I worked hard, at times sleeping four hours a night so I wouldn't say no to any projects. - Hadiya Roderique
And even with working hard and getting rave reviews, Hadiya still worried whether she would fit in, would get an offer or not. (She did) But her anguish and fear of not being "good enough" is something I can relate and I am sure you can relate too. You work hard, get handed the big projects yet you are still not good enough for that senior role. You have to know when to get up from the table if you're not being fed. Too often women fall into the "fear of being disliked" trap and end up overstaying our welcome in a particular position or job. After realizing that she wanted more, Hayida left for another position at a small firm and is now pursuing her Ph.D. at U of T since then. She fought for the best version of herself and is doing something she loves - she went from leadership to legacy. And by sharing her story she inspires us all to do just that.

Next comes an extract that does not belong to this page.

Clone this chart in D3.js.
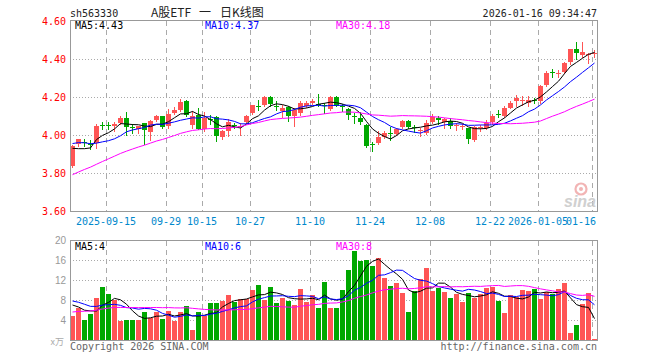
<!DOCTYPE html>
<html><head><meta charset="utf-8">
<script src="https://cdn.jsdelivr.net/npm/d3@7"></script>
<style>body{margin:0;background:#fff}svg{display:block}</style>
</head><body>
<svg id="c" width="660" height="360"></svg>
<script>
// ---------- data ----------
const dates = [
"2025-09-05","2025-09-08","2025-09-09","2025-09-10","2025-09-11","2025-09-12",
"2025-09-15","2025-09-16","2025-09-17","2025-09-18","2025-09-19",
"2025-09-22","2025-09-23","2025-09-24","2025-09-25","2025-09-26",
"2025-09-29","2025-09-30","2025-10-09","2025-10-10",
"2025-10-13","2025-10-14","2025-10-15","2025-10-16","2025-10-17",
"2025-10-20","2025-10-21","2025-10-22","2025-10-23","2025-10-24",
"2025-10-27","2025-10-28","2025-10-29","2025-10-30","2025-10-31",
"2025-11-03","2025-11-04","2025-11-05","2025-11-06","2025-11-07",
"2025-11-10","2025-11-11","2025-11-12","2025-11-13","2025-11-14",
"2025-11-17","2025-11-18","2025-11-19","2025-11-20","2025-11-21",
"2025-11-24","2025-11-25","2025-11-26","2025-11-27","2025-11-28",
"2025-12-01","2025-12-02","2025-12-03","2025-12-04","2025-12-05",
"2025-12-08","2025-12-09","2025-12-10","2025-12-11","2025-12-12",
"2025-12-15","2025-12-16","2025-12-17","2025-12-18","2025-12-19",
"2025-12-22","2025-12-23","2025-12-24","2025-12-25","2025-12-26",
"2025-12-29","2025-12-30","2025-12-31",
"2026-01-05","2026-01-06","2026-01-07","2026-01-08","2026-01-09",
"2026-01-12","2026-01-13","2026-01-14","2026-01-15","2026-01-16"];

const open = [3.835,3.95,3.965,3.955,3.96,4.055,4.055,4.045,4.065,4.09,
4.04,4.03,4.065,4.015,4.08,4.10,4.045,4.115,4.13,4.18,
4.055,4.105,4.03,4.085,4.095,3.99,4.02,4.055,4.045,4.07,
4.115,4.15,4.16,4.20,4.155,4.125,4.145,4.10,4.115,4.15,
4.17,4.165,4.16,4.135,4.20,4.15,4.135,4.10,4.088,4.055,
3.955,3.96,3.99,4.01,4.005,4.04,4.075,4.04,4.02,4.01,
4.07,4.09,4.068,4.072,4.05,4.045,4.035,3.975,4.035,4.035,
4.07,4.11,4.10,4.14,4.18,4.18,4.17,4.185,4.18,4.265,
4.33,4.32,4.33,4.385,4.45,4.42,4.425,4.425];
const high = [3.945,3.98,3.98,3.975,4.06,4.07,4.07,4.07,4.10,4.12,
4.06,4.05,4.065,4.08,4.105,4.10,4.135,4.145,4.19,4.185,
4.125,4.14,4.12,4.105,4.10,4.025,4.085,4.065,4.065,4.105,
4.16,4.185,4.205,4.205,4.18,4.16,4.15,4.14,4.18,4.18,
4.19,4.215,4.17,4.205,4.205,4.165,4.14,4.115,4.12,4.06,
3.965,4.02,4.02,4.04,4.035,4.08,4.08,4.055,4.035,4.08,
4.11,4.10,4.09,4.09,4.065,4.06,4.035,4.045,4.055,4.077,
4.11,4.13,4.15,4.18,4.21,4.205,4.205,4.195,4.265,4.335,
4.35,4.34,4.385,4.45,4.49,4.49,4.43,4.445];
const low = [3.83,3.94,3.94,3.925,3.93,4.03,4.03,4.02,4.06,4.00,
4.01,4.01,3.955,3.975,4.075,4.035,4.035,4.11,4.125,4.10,
4.035,4.03,4.02,4.06,3.97,3.98,3.995,4.035,4.00,4.065,
4.11,4.13,4.15,4.155,4.13,4.095,4.075,4.05,4.105,4.145,
4.165,4.15,4.115,4.13,4.15,4.125,4.085,4.065,4.06,3.935,
3.915,3.955,3.985,3.975,4.00,4.035,4.035,4.015,3.995,4.005,
4.065,4.06,4.035,4.035,4.025,4.03,3.96,3.97,4.02,4.03,
4.06,4.095,4.095,4.14,4.155,4.16,4.15,4.17,4.17,4.26,
4.305,4.305,4.325,4.375,4.40,4.41,4.38,4.41];
const close = [3.94,3.98,3.96,3.95,4.05,4.05,4.05,4.06,4.09,4.04,
4.035,4.045,4.025,4.075,4.10,4.04,4.11,4.13,4.175,4.105,
4.10,4.03,4.09,4.08,3.995,4.02,4.07,4.05,4.05,4.10,
4.16,4.145,4.20,4.165,4.15,4.14,4.10,4.13,4.17,4.17,
4.18,4.16,4.155,4.20,4.155,4.145,4.105,4.095,4.07,3.94,
3.95,3.99,4.01,4.005,4.03,4.075,4.04,4.035,4.025,4.065,
4.095,4.077,4.083,4.045,4.055,4.048,3.98,4.04,4.04,4.065,
4.10,4.105,4.14,4.17,4.195,4.183,4.185,4.18,4.26,4.325,
4.325,4.325,4.38,4.45,4.43,4.435,4.428,4.43];
const volume = [4.8,6.5,4.0,5.3,8.4,10.6,9.3,8.0,3.9,4.0,
4.0,4.1,5.6,4.5,5.6,4.2,5.8,3.9,5.6,6.8,
2.0,5.6,4.8,7.4,7.4,7.9,9.0,7.7,8.2,8.2,
10.0,11.0,8.0,10.6,7.5,8.4,7.8,7.0,10.2,7.7,
9.0,6.4,11.6,6.4,6.4,10.0,14.0,17.8,15.9,16.0,
14.9,16.4,12.5,10.8,11.5,9.5,5.7,9.8,12.3,14.5,
9.8,10.5,9.7,8.4,9.3,7.7,9.4,8.4,9.2,10.5,
10.7,7.9,5.5,9.0,8.7,10.0,9.8,10.2,8.3,9.7,
9.3,10.2,11.5,1.4,3.0,7.2,9.5,0.3];
// estimated values of the 29 sessions before the window (only used to warm up the moving averages)
const priorCloses = [3.55,3.56,3.58,3.60,3.61,3.63,3.64,3.66,3.68,3.70,
3.72,3.74,3.75,3.77,3.79,3.80,3.82,3.84,3.86,3.88,
3.93,3.97,4.00,4.02,3.98,3.99,3.96,3.93,3.83];
const priorVolumes = [3.0,3.2,3.5,3.3,3.8,4.0,3.6,4.2,4.5,4.0,
4.8,5.0,4.6,5.2,5.5,5.0,5.8,6.0,5.5,5.5,
9.0,8.0,9.5,8.5,8.0,8.5,7.2,6.0,8.5];

const tickDates = ["2025-09-15","2025-09-29","2025-10-15","2025-10-27","2025-11-10","2025-11-24","2025-12-08","2025-12-22","2026-01-05","2026-01-16"];
const tickLabels = ["2025-09-15","09-29","10-15","10-27","11-10","11-24","12-08","12-22","2026-01-05","01-16"];
const priceTicks = [3.6,3.8,4.0,4.2,4.4,4.6];
const volTicks = [4,8,12,16,20];
const maPeriods = [5,10,30];
const priceMaLabels = ["MA5:4.43","MA10:4.37","MA30:4.18"];
const volMaLabels = ["MA5:4","MA10:6","MA30:8"];
const symbol = "sh563330";
const titleParts = ["A股ETF","一","日K线图"];
const timestamp = "2026-01-16 09:34:47";

// ---------- styles ----------
const MONO = "'DejaVu Sans Mono', 'Liberation Mono', monospace";
const UP = "#ff5555", DOWN = "#00a800";
const maColors = ["#000000","#0000ff","#ff00ff"];
const L = 70, R = 597;
const P = {top:20, bottom:211}, V = {top:240, bottom:340};

const svg = d3.select("#c");

const x = d3.scaleBand().domain(dates).range([L, R]).paddingInner(1/6).paddingOuter(0);
const yP = d3.scaleLinear().domain([3.6, 4.6]).range([211, 21]);
const yV = d3.scaleLinear().domain([0, 20]).range([V.bottom, V.top]);
const xl = d => Math.round(x(d));

function movingAvg(prior, vals, n){
  const all = prior.concat(vals), off = prior.length;
  return vals.map((v,i)=>d3.mean(all.slice(off+i-n+1, off+i+1)));
}

// ---------- grids ----------
function grid(g, top, bottom, yScale, hTicks){
  g.selectAll(".h").data(hTicks).join("line")
    .attr("x1", L).attr("x2", R)
    .attr("y1", d=>Math.round(yScale(d))+0.5).attr("y2", d=>Math.round(yScale(d))+0.5)
    .attr("stroke","#aaa").attr("stroke-dasharray","1,2");
  g.selectAll(".v").data(tickDates).join("line")
    .attr("x1", d=>xl(d)+0.5).attr("x2", d=>xl(d)+0.5)
    .attr("y1", top).attr("y2", bottom)
    .attr("stroke","#aaa").attr("stroke-dasharray","5,4");
}
grid(svg.append("g"), P.top+1, P.bottom, yP, [3.8,4.0,4.2,4.4]);
grid(svg.append("g"), V.top+1, V.bottom, yV, [4,8,12,16]);

// ---------- watermark ----------
const wm = svg.append("g").attr("opacity",0.85);
wm.append("circle").attr("cx",581).attr("cy",189).attr("r",5.5).attr("fill","none").attr("stroke","#f0a8a8").attr("stroke-width",2.2);
wm.append("circle").attr("cx",581).attr("cy",189).attr("r",2).attr("fill","#f0a8a8");
wm.append("text").attr("x",564).attr("y",207).text("sina")
  .attr("font-family","'Liberation Sans',Arial,sans-serif").attr("font-weight","bold").attr("font-style","italic")
  .attr("font-size",16).attr("fill","#c8c8c8");

// ---------- candles ----------
const idx = d3.range(dates.length);
const cg = svg.append("g").attr("shape-rendering","crispEdges");
const colorOf = i => close[i] >= open[i] ? UP : DOWN;
cg.selectAll(".wick").data(idx).join("line")
  .attr("x1", i=>xl(dates[i])+2.5).attr("x2", i=>xl(dates[i])+2.5)
  .attr("y1", i=>Math.round(yP(high[i]))).attr("y2", i=>Math.round(yP(low[i]))+1)
  .attr("stroke", colorOf);
cg.selectAll(".body").data(idx).join("rect")
  .attr("x", i=>xl(dates[i])).attr("width", x.bandwidth())
  .attr("y", i=>Math.round(yP(Math.max(open[i],close[i]))))
  .attr("height", i=>Math.max(1, Math.round(yP(Math.min(open[i],close[i]))) - Math.round(yP(Math.max(open[i],close[i])))))
  .attr("fill", colorOf);

// ---------- volume bars ----------
svg.append("g").attr("shape-rendering","crispEdges")
  .selectAll("rect").data(idx).join("rect")
  .attr("x", i=>xl(dates[i])).attr("width", x.bandwidth())
  .attr("y", i=>Math.round(yV(volume[i])))
  .attr("height", i=>V.bottom - Math.round(yV(volume[i])))
  .attr("fill", colorOf);

// ---------- moving averages ----------
maPeriods.forEach((n,k)=>{
  const mp = movingAvg(priorCloses, close, n);
  const mv = movingAvg(priorVolumes, volume, n);
  const lineP = d3.line().x((d,i)=>xl(dates[i])+2.5).y(d=>yP(d));
  const lineV = d3.line().x((d,i)=>xl(dates[i])+2.5).y(d=>yV(d));
  svg.append("path").attr("d", lineP(mp)).attr("fill","none").attr("stroke",maColors[k]).attr("stroke-width",1);
  svg.append("path").attr("d", lineV(mv)).attr("fill","none").attr("stroke",maColors[k]).attr("stroke-width",1);
});

// ---------- frames ----------
[[P.top,P.bottom],[V.top,V.bottom]].forEach(([t,b])=>{
  svg.append("rect").attr("x",L+0.5).attr("y",t+0.5).attr("width",R-L).attr("height",b-t)
    .attr("fill","none").attr("stroke","#999");
});

// ---------- axes ----------
const ax1 = svg.append("g").attr("transform",`translate(${L},0)`)
  .call(d3.axisLeft(yP).tickValues(priceTicks).tickSize(0).tickPadding(4).tickFormat(d3.format(".2f")));
ax1.select(".domain").remove();
ax1.selectAll("text").attr("fill","#ff0000").attr("font-family",MONO).attr("font-size",10);

const ax2 = svg.append("g").attr("transform",`translate(${L},0)`)
  .call(d3.axisLeft(yV).tickValues(volTicks).tickSize(0).tickPadding(4).tickFormat(d3.format("d")));
ax2.select(".domain").remove();
ax2.selectAll("text").attr("fill","#999").attr("font-family","'Liberation Sans',Arial,sans-serif").attr("font-size",10);

const ax3 = svg.append("g").attr("transform",`translate(${-x.bandwidth()/2},${P.bottom})`)
  .call(d3.axisBottom(x).tickValues(tickDates).tickSize(0).tickPadding(7).tickFormat((d,i)=>tickLabels[i]));
ax3.select(".domain").remove();
ax3.selectAll("text").attr("fill","#0088cc").attr("font-family",MONO).attr("font-size",10);
ax3.selectAll(".tick").filter((d,i)=>i===tickDates.length-1).select("text")
  .attr("text-anchor","end").attr("x",4);

// ---------- texts ----------
const T = (xx,yy,s,opt={}) => svg.append("text").attr("x",xx).attr("y",yy).text(s)
  .attr("font-family",opt.ff||MONO).attr("font-size",opt.fs||10).attr("fill",opt.fill||"#000")
  .attr("text-anchor",opt.anchor||"start");
T(70,17,symbol,{fill:"#222"});
T(151,16.5,titleParts[0],{ff:"'Noto Sans CJK SC',sans-serif",fs:12,fill:"#222"});
T(199,16.5,titleParts[1],{ff:"'Noto Sans CJK SC',sans-serif",fs:12,fill:"#222"});
T(220,16.5,titleParts[2],{ff:"'Noto Sans CJK SC',sans-serif",fs:12,fill:"#222"});
T(597,17,timestamp,{anchor:"end",fill:"#222"});
const labX = [75,205,336];
priceMaLabels.forEach((s,k)=>T(labX[k],29,s,{fill:maColors[k]}));
volMaLabels.forEach((s,k)=>T(labX[k],250,s,{fill:maColors[k]}));
T(64,345,"x万",{anchor:"end",fill:"#aaa",ff:"'Noto Sans CJK SC',sans-serif",fs:9});
T(70,350,"Copyright 2026 SINA.COM",{fill:"#666"});
T(597,350,"http://finance.sina.com.cn",{anchor:"end",fill:"#666"});
</script>
</body></html>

Research shows that women of colour are loyal to a fault. We are too loyal to jobs and organizations who are not willing to make real space for us. I too left Bay Street earlier this year, to pursue my own dreams- thanks in part to my Sponsor. I did it because I would like to see a world where Gender Equality is realized. I want to see more women of colour on Boards, in Senior Leadership positions, becoming partners and most importantly enjoying their journey to success. Focusing on what matters the most - having the freedom to pursue their work with unbridled passion without the gremlins of worrying about their hair, stereotypes and more. I want women to focus on what's right with them and use that as a leadership strategy - something they can use to advance their career.
Will that day come? I hope so. I am working with ambitious women to do just that and a huge part of what I call the Leadership to Legacy impact score is having my clients find one other mentee - a woman of colour and share what she has learned - so that we can increase their Legacy Score and make a difference where they are today.
Through my LEAD with Confidence Program - a free neuro-based leadership program for Caribbean Millenials we are helping leaders lead with confidence regardless of their title, to speak up, believe in themselves, be bold for change and mentor others on their way up.
We cannot keep ignoring the elephant in the room. In order to fully leverage the talent and skills Black women, women of colour and Aboriginal women bring to the table, we need to acknowledge that something different needs to be done.
Bay Street needs to be bold for change, by actually making real change. They need to be held accountable. Part of this change starts with you and your story. Define what your Leadership to Legacy story is. And start living it today. How will you be bold for change? You do not need to leave Bay Street like Hadiya and me , but there is something you can do right now, where you are. Define your legacy story and start living it.
Who do you want to be when you leave this earth? What will your orbituary say? How will you be bold for change? If you had to coach your younger self or your daughter through what you are struggling with right now in the workplace - what would you tell her?
Whatever you would tell your younger self or an Aboriginal or young woman of colour - do that thing now. Because what the world needs now, more than ever is your brilliant, brave, scared self. As my virtual mentor, Social Scientist Dr. Brene Brown reminds us all, "You can be brave and afraid at the same time."
So be bold, take action - do that one thing now.